■ **Objective**: Work out how many lines hold the string "this". The answer is a single number, nothing more.
------
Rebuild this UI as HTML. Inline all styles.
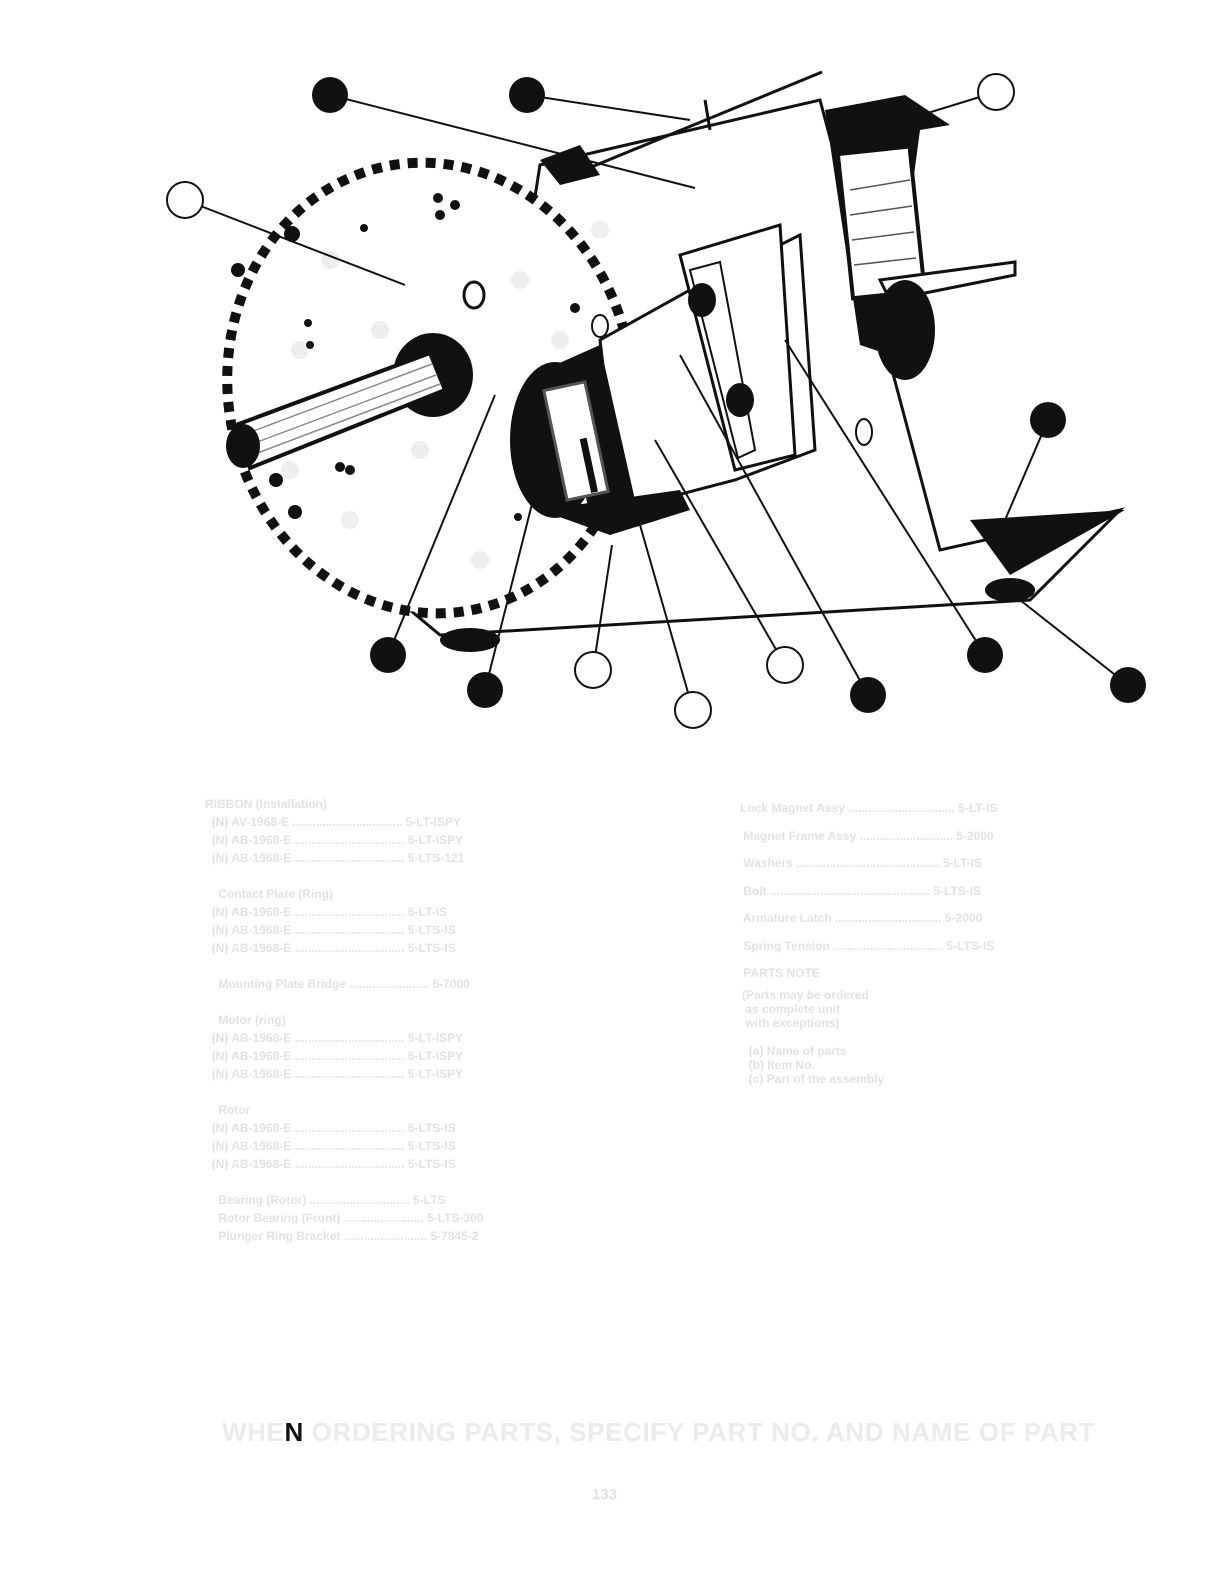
<!DOCTYPE html>
<html><head><meta charset="utf-8"><style>
html,body{margin:0;padding:0;background:#fff;}
body{width:1228px;height:1586px;position:relative;overflow:hidden;font-family:"Liberation Sans",sans-serif;}
.t{position:absolute;color:#e2e2e2;font-size:12px;font-weight:bold;white-space:pre;}
.big{position:absolute;left:222px;top:1417px;font-size:26px;font-weight:bold;color:#ebebeb;letter-spacing:0.6px;white-space:pre;}
</style></head><body>
<svg width="1228" height="780" style="position:absolute;left:0;top:0" xmlns="http://www.w3.org/2000/svg">
<polygon points="540,165 820,100 940,550 1120,510 1030,600 440,635 410,610 500,420" fill="#fff" stroke="#111" stroke-width="3"/>
<line x1="822" y1="72" x2="560" y2="180" stroke="#111" stroke-width="3"/>
<line x1="705" y1="100" x2="710" y2="130" stroke="#111" stroke-width="3"/>
<polygon points="540,160 580,145 600,175 560,185" fill="#111"/>
<polygon points="825,110 905,95 950,125 920,130 890,355 860,345" fill="#111"/>
<rect x="845" y="150" width="72" height="145" fill="#fff" stroke="#111" stroke-width="4" transform="rotate(-6 880 220)"/>
<g stroke="#555" stroke-width="1.5"><line x1="850" y1="190" x2="910" y2="180"/><line x1="850" y1="215" x2="912" y2="206"/><line x1="852" y1="240" x2="914" y2="232"/><line x1="854" y1="265" x2="916" y2="258"/></g>
<polygon points="880,280 1015,262 1015,275 890,300" fill="#fff" stroke="#111" stroke-width="3"/>
<ellipse cx="905" cy="330" rx="30" ry="50" fill="#111"/>
<polygon points="970,520 1125,510 1010,575" fill="#111"/>
<ellipse cx="1010" cy="590" rx="25" ry="12" fill="#111"/>
<ellipse cx="470" cy="640" rx="30" ry="12" fill="#111"/>
<ellipse cx="430" cy="388" rx="202" ry="226" fill="#fff" stroke="#111" stroke-width="10" stroke-dasharray="10 8" transform="rotate(-10 430 388)"/>
<ellipse cx="430" cy="388" rx="195" ry="219" fill="#fff" transform="rotate(-10 430 388)"/>
<g fill="#eee"><circle cx="330" cy="260" r="9"/><circle cx="380" cy="330" r="9"/><circle cx="300" cy="350" r="9"/><circle cx="520" cy="280" r="9"/><circle cx="560" cy="340" r="9"/><circle cx="350" cy="520" r="9"/><circle cx="420" cy="450" r="9"/><circle cx="480" cy="560" r="9"/><circle cx="600" cy="230" r="9"/><circle cx="290" cy="470" r="9"/></g>
<g fill="#111"><circle cx="438" cy="198" r="5"/><circle cx="455" cy="205" r="5"/><circle cx="440" cy="215" r="5"/><circle cx="364" cy="228" r="4"/><circle cx="308" cy="323" r="4"/><circle cx="310" cy="345" r="4"/><circle cx="340" cy="467" r="5"/><circle cx="350" cy="470" r="5"/><circle cx="575" cy="308" r="5"/><circle cx="518" cy="517" r="4"/><circle cx="292" cy="234" r="8"/><circle cx="238" cy="270" r="7"/><circle cx="276" cy="480" r="7"/><circle cx="295" cy="512" r="7"/></g>
<ellipse cx="474" cy="295" rx="10" ry="13" fill="#fff" stroke="#111" stroke-width="3"/>
<ellipse cx="600" cy="326" rx="8" ry="11" fill="#fff" stroke="#111" stroke-width="2"/>
<ellipse cx="433" cy="375" rx="40" ry="42" fill="#111"/>
<polygon points="236,425 430,353 445,390 250,468" fill="#fff" stroke="#111" stroke-width="4"/>
<g stroke="#888" stroke-width="1.5"><line x1="240" y1="436" x2="432" y2="364"/><line x1="244" y1="447" x2="436" y2="375"/><line x1="247" y1="457" x2="440" y2="384"/></g>
<ellipse cx="243" cy="446" rx="17" ry="22" fill="#111"/>
<polygon points="600,340 690,290 800,235 815,450 735,480 620,510" fill="#fff" stroke="#111" stroke-width="3"/>
<ellipse cx="555" cy="440" rx="45" ry="78" fill="#111"/>
<polygon points="555,365 600,345 635,500 590,515" fill="#111"/>
<rect x="555" y="385" width="42" height="112" fill="#fff" stroke="#555" stroke-width="3" transform="rotate(-12 576 441)"/>
<rect x="580" y="440" width="7" height="55" fill="#111" transform="rotate(-12 576 441)"/>
<polygon points="540,510 680,490 690,510 610,535" fill="#111"/>
<polygon points="680,255 780,225 795,455 735,470" fill="#fff" stroke="#111" stroke-width="3"/>
<polygon points="690,270 720,262 755,450 738,458" fill="#fff" stroke="#111" stroke-width="2"/>
<ellipse cx="702" cy="300" rx="14" ry="17" fill="#111"/>
<ellipse cx="740" cy="400" rx="14" ry="17" fill="#111"/>
<ellipse cx="864" cy="432" rx="8" ry="13" fill="#fff" stroke="#111" stroke-width="2"/>
<g stroke="#111" stroke-width="2" fill="none">
<line x1="330" y1="95" x2="695" y2="188"/><line x1="527" y1="95" x2="690" y2="120"/>
<line x1="996" y1="92" x2="905" y2="120"/><line x1="185" y1="200" x2="405" y2="285"/>
<line x1="1048" y1="420" x2="1005" y2="520"/><line x1="388" y1="655" x2="495" y2="395"/>
<line x1="485" y1="690" x2="533" y2="500"/><line x1="593" y1="670" x2="612" y2="545"/>
<line x1="693" y1="710" x2="640" y2="525"/><line x1="785" y1="665" x2="655" y2="440"/>
<line x1="868" y1="695" x2="680" y2="355"/><line x1="985" y1="655" x2="785" y2="340"/>
<line x1="1128" y1="685" x2="1020" y2="600"/>
</g>
<g fill="#111"><circle cx="330" cy="95" r="18"/><circle cx="527" cy="95" r="18"/><circle cx="1048" cy="420" r="18"/><circle cx="388" cy="655" r="18"/><circle cx="485" cy="690" r="18"/><circle cx="868" cy="695" r="18"/><circle cx="985" cy="655" r="18"/><circle cx="1128" cy="685" r="18"/></g>
<g fill="#fff" stroke="#111" stroke-width="2"><circle cx="996" cy="92" r="18"/><circle cx="185" cy="200" r="18"/><circle cx="593" cy="670" r="18"/><circle cx="785" cy="665" r="18"/><circle cx="693" cy="710" r="18"/></g>
</svg>
<div class="t" style="left:205px;top:795px;line-height:18px">RIBBON (Installation)
  (N) AV-1968-E ................................. 5-LT-ISPY
  (N) AB-1968-E ................................. 5-LT-ISPY
  (N) AB-1968-E ................................. 5-LTS-121

    Contact Plate (Ring)
  (N) AB-1968-E ................................. 5-LT-IS
  (N) AB-1968-E ................................. 5-LTS-IS
  (N) AB-1968-E ................................. 5-LTS-IS

    Mounting Plate Bridge ........................ 5-7000

    Motor (ring)
  (N) AB-1968-E ................................. 5-LT-ISPY
  (N) AB-1968-E ................................. 5-LT-ISPY
  (N) AB-1968-E ................................. 5-LT-ISPY

    Rotor
  (N) AB-1968-E ................................. 5-LTS-IS
  (N) AB-1968-E ................................. 5-LTS-IS
  (N) AB-1968-E ................................. 5-LTS-IS

    Bearing (Rotor) .............................. 5-LTS
    Rotor Bearing (Front) ........................ 5-LTS-300
    Plunger Ring Bracket ......................... 5-7845-2</div>
<div class="t" style="left:740px;top:795px;line-height:27.5px">Lock Magnet Assy ................................ 5-LT-IS
 Magnet Frame Assy ............................ 5-2000
 Washers ........................................... 5-LT-IS
 Bolt ................................................ 5-LTS-IS
 Armature Latch ................................ 5-2000
 Spring Tension ................................. 5-LTS-IS
 PARTS NOTE</div>
<div class="t" style="left:742px;top:988px;line-height:14px">(Parts may be ordered
 as complete unit
 with exceptions)

  (a) Name of parts
  (b) Item No.
  (c) Part of the assembly</div>
<div class="big">WHE<span style="color:#111">N</span> ORDERING PARTS, SPECIFY PART NO. AND NAME OF PART</div>
<div class="t" style="left:592px;top:1486px;font-size:15px">133</div>
</body></html>
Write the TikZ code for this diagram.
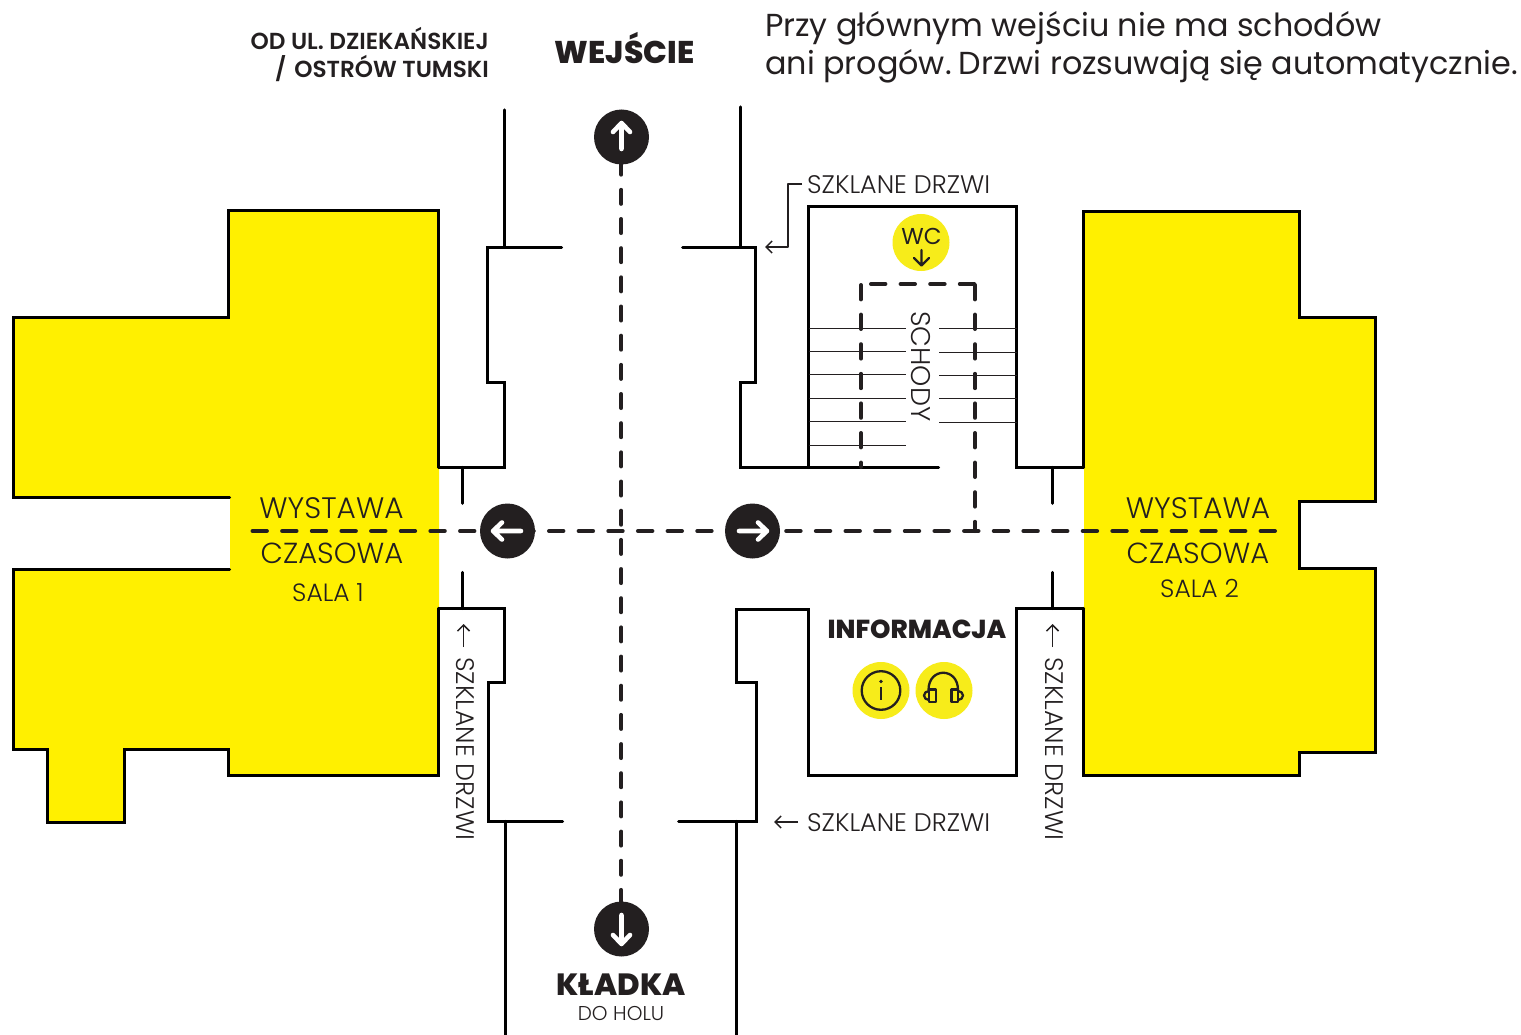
\documentclass[tikz,border=0pt]{standalone}
\usepackage{fontspec}
\setmainfont{Poppins}
\newfontfamily\lightf{Poppins Light}
\newfontfamily\semif{Poppins SemiBold}
\newfontfamily\xbf{Poppins ExtraBold}
\usetikzlibrary{arrows.meta}
\definecolor{ink}{HTML}{231F20}
\definecolor{fillY}{HTML}{FFF000}
\definecolor{badgeY}{HTML}{F7EC1A}
\newcommand{\fs}[1]{\fontsize{#1}{#1}\selectfont}
\tikzset{
  x=1pt,y=-1pt,
  wall/.style={draw=black,line width=3.2pt,line cap=round,line join=miter,xshift=-0.4pt,yshift=-0.4pt},
  room/.style={fill=fillY,draw=none},
  routeh/.style={draw=ink,line width=4pt,line cap=round,dash pattern=on 14.4pt off 15.25pt},
  routev/.style={draw=ink,line width=4pt,line cap=round,dash pattern=on 14pt off 15.17pt},
  routes/.style={draw=ink,line width=4pt,line cap=round,dash pattern=on 14.4pt off 15.2pt},
  stair/.style={draw=ink,line width=1pt},
  legend/.style={draw=ink,line width=1.5pt,line join=round,-{Straight Barb[length=6pt,width=12pt,line width=1.5pt]}},
  stop/.style={circle,fill=ink,minimum size=55pt,inner sep=0pt,draw=none},
  badge/.style={circle,fill=badgeY,minimum size=57pt,inner sep=0pt,draw=none},
  stoparrow/.style={draw=white,line width=4.6pt,line cap=round,line join=round},
  icon/.style={draw=ink,line width=2.3pt,line join=round},
  lab/.style={inner sep=0pt,text=ink,font=\lightf\fs{25.4}},
}
\begin{document}
\begin{tikzpicture}
\useasboundingbox[fill=white] (0,0) rectangle (1521,1035);
% rooms
\path[room] (229,210)--(439,210)--(439,775)--(229,775)--(229,749)--(125,749)--(125,822)--(48,822)--(48,749)--(14,749)--(14,569)--(230,569)--(230,497)--(14,497)--(14,317)--(229,317)--cycle;
\path[room] (1084,211)--(1300,211)--(1300,317)--(1376,317)--(1376,501)--(1300,501)--(1300,568)--(1376,568)--(1376,752)--(1300,752)--(1300,775)--(1084,775)--cycle;
% left room outline
\draw[wall] (439,467)--(439,210)--(229,210)--(229,317)--(14,317)--(14,497)--(230,497);
\draw[wall] (230,569)--(14,569)--(14,749)--(48,749)--(48,822)--(125,822)--(125,749)--(229,749)--(229,775)--(439,775)--(439,608);
% right room outline
\draw[wall] (1084,467)--(1084,211)--(1300,211)--(1300,317)--(1376,317)--(1376,501)--(1300,501)--(1300,568)--(1376,568)--(1376,752)--(1300,752)--(1300,775)--(1084,775)--(1084,608);
% corridor walls
\draw[wall] (505,109.5)--(505,247);
\draw[wall] (562,247)--(488,247)--(488,382)--(505,382)--(505,467)--(439,467);
\draw[wall] (463,467)--(463,503);
\draw[wall] (463,572)--(463,608);
\draw[wall] (439,608)--(505,608)--(505,682)--(489,682)--(489,821)--(563,821);
\draw[wall] (506,821)--(506,1035);
\draw[wall] (741,106.5)--(741,247);
\draw[wall] (683,247)--(756,247)--(756,382)--(741,382)--(741,467)--(939,467);
\draw[wall] (809,467)--(809,206)--(1017,206)--(1017,467)--(1084,467);
\draw[wall] (1053,467)--(1053,503);
\draw[wall] (1053,572)--(1053,608);
\draw[wall] (1084,608)--(1017,608)--(1017,775)--(809,775)--(809,609)--(737,609)--(737,682)--(757,682)--(757,821)--(679,821);
\draw[wall] (737,821)--(737,1035);
% stairs
\foreach \y in {328,351,374,398,421,445} \draw[stair] (809,\y)--(906,\y);
\foreach \y in {328,352,375,398,422} \draw[stair] (939,\y)--(1017,\y);
% routes
\draw[routev] (621.2,131.5)--(621.2,929);
\draw[routeh] (252.5,531)--(1275,531);
\draw[routes] (975,285)--(975,531);
\draw[routes] (861,285)--(861,467);
\draw[routes] (871,284)--(975,284);
% stops
\node[stop] (up) at (621.5,137) {};
\node[stop] (left) at (507.5,531) {};
\node[stop] (right) at (752.5,531) {};
\node[stop] (down) at (621.5,929) {};
\draw[stoparrow] (621.5,149)--(621.5,124) (613,132)--(621.5,123)--(630,132);
\draw[stoparrow] (521,531)--(494,531) (502,522.5)--(493,531)--(502,539.5);
\draw[stoparrow] (739,531)--(766,531) (758,522.5)--(767,531)--(758,539.5);
\draw[stoparrow] (621.5,915)--(621.5,943) (613,935)--(621.5,944)--(630,935);
% badges
\node[badge] (wc) at (921,242.5) {};
\node[inner sep=0pt,text=ink,font=\fs{23}] (wctext) at (921.5,236.5) {WC};
\draw[draw=ink,line width=2.2pt,line cap=round,line join=round] (921.5,250)--(921.5,265) (914,258)--(921.5,265.5)--(929,258);
\node[badge] (info) at (881,690.5) {};
\node[badge] (audio) at (944,690.5) {};
\draw[icon] (881,690.5) circle (19.3pt);
\fill[ink] (881,681.5) circle (1.9pt);
\draw[icon] (881,687)--(881,700);
% headphones
\draw[icon] (928.5,690) .. controls (928.5,667) and (958,667) .. (958,690);
\draw[icon] (929,689.5) rectangle (936,702) (951.5,689.5) rectangle (958,702);
\draw[icon] (929,691) arc[start angle=90,end angle=270,x radius=5pt,y radius=4.5pt];
\draw[icon] (958,691) arc[start angle=90,end angle=-90,x radius=5pt,y radius=4.5pt];
% legend arrows
\coordinate (d1a) at (802,184);
\coordinate (d1b) at (788,184);
\coordinate (d1c) at (788,247);
\coordinate (d1d) at (765,247);
\draw[legend] (d1a)--(d1b)--(d1c)--(d1d);
\coordinate (d2a) at (798,822);
\coordinate (d2b) at (774,822);
\draw[legend] (d2a)--(d2b);
\coordinate (d3a) at (463.5,647);
\coordinate (d3b) at (463.5,624);
\draw[legend] (d3a)--(d3b);
\coordinate (d4a) at (1052.5,647);
\coordinate (d4b) at (1052.5,624);
\draw[legend] (d4a)--(d4b);
% text
\node[inner sep=0pt,text=ink,anchor=base east,font=\semif\fs{23.2}] (t1) at (489,50) {OD UL. DZIEKAŃSKIEJ};
\node[inner sep=0pt,text=ink,anchor=base east,font=\semif\fs{23.2}] (t2) at (489,78) {/\hspace{2.5pt} OSTRÓW TUMSKI};
\node[inner sep=0pt,text=ink,anchor=base,font=\xbf\fs{31.4}] (t3) at (624.5,64) {WEJŚCIE};
\node[inner sep=0pt,text=ink,anchor=base west,font=\fs{31.8}] (t4) at (765,37) {Przy głównym wejściu nie ma schodów};
\node[inner sep=0pt,text=ink,anchor=base west,font=\fs{31.8}] (t5) at (765,75) {ani progów.\hspace{-4pt} Drzwi rozsuwają się automatycznie.};
\node[lab,anchor=base west] (t6) at (807,194) {SZKLANE DRZWI};
\node[lab,anchor=base west] (t7) at (807,831) {SZKLANE DRZWI};
\node[lab,anchor=base west,rotate=-90] (t8) at (456,657) {SZKLANE DRZWI};
\node[lab,anchor=base west,rotate=-90] (t9) at (1045,657) {SZKLANE DRZWI};
\node[lab,anchor=base west,rotate=-90,font=\lightf\fs{27}] (t10) at (911,311) {SCHODY};
\node[lab,anchor=base,font=\lightf\fs{29.6}] (t11) at (331.5,518) {WYSTAWA};
\node[lab,anchor=base,font=\lightf\fs{29}] (t12) at (332,563) {CZASOWA};
\node[lab,anchor=base,font=\lightf\fs{25}] (t13) at (328,601) {SALA 1};
\node[lab,anchor=base,font=\lightf\fs{29.6}] (t14) at (1198,518) {WYSTAWA};
\node[lab,anchor=base,font=\lightf\fs{29}] (t15) at (1198,563) {CZASOWA};
\node[lab,anchor=base,font=\lightf\fs{25}] (t16) at (1199.5,597) {SALA 2};
\node[inner sep=0pt,text=ink,anchor=base,font=\xbf\fs{26}] (t17) at (917,638) {INFORMACJA};
\node[inner sep=0pt,text=ink,anchor=base,font=\xbf\fs{30.7}] (t18) at (621,995) {KŁADKA};
\node[lab,anchor=base,font=\lightf\fs{20}] (t19) at (621,1020) {DO HOLU};
\end{tikzpicture}
\end{document}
------
■ **Result**: 2